9. Companies are going to start shining a spotlight on internal application performance.
2010 and 2011 marked the years when companies realized how important site speed was for their e-commerce sites. Now that everyone has internalized the fact that faster pages equal more revenue, they’re going to take this insight and apply it to their internal web-based applications. There are a lot of studies, dating back as far as 1968, showing that employees can radically increase their productivity — in some cases by more than double — when computer response time is improved by just 2 or 3 seconds. But very few companies did anything with these findings. We’re going to see a renaissance in this kind of research, and we’re finally going to see companies aggressively pursue improving internal performance.

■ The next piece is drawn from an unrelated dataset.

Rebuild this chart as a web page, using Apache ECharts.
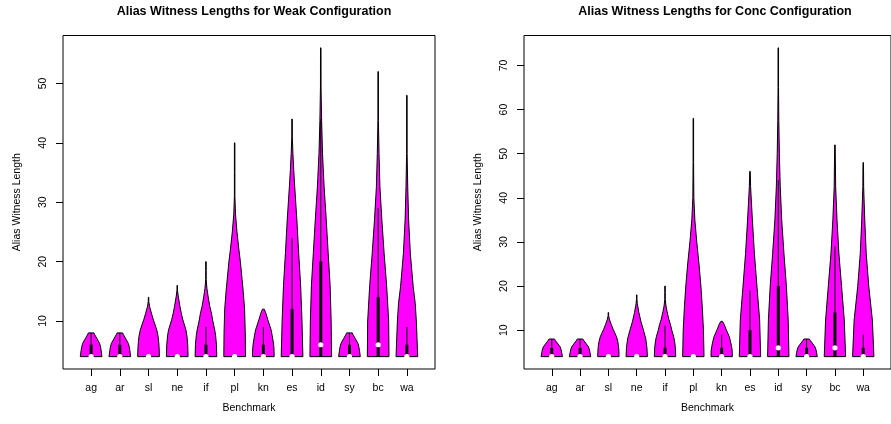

10. The CDN market is going to become a lot more competitive.
Until recently, whole site acceleration or dynamic site acceleration (DSA) was a big-ticket solution offered by one company. Now there’s a growing selection of competitive products backed by innovative companies offering newer technology and, ultimately, faster sites. Unlike the price wars that happened in the video delivery marketplace a few years back, the added value will keep prices and margins at reasonable rates (nothing like the usurious rates currently being charged). The big winners here are going to be savvy site owners, who could see their bills reduced, and their service quality go up.
11. Real user monitoring will make performance testing accessible to smaller, “mortal” companies.
Performance testing is challenging. When synthetic tests (sometimes called backbone tests) were first developed, they came with a pretty major price tag, which meant they could only be embraced by site owners with deep pockets. With the recent proliferation of affordable, quality real user monitoring (RUM) tools, site owners will be able to finally get real insight into their visitors’ behavior — at a decent price.
Agree? Disagree? I’d love to hear your thoughts.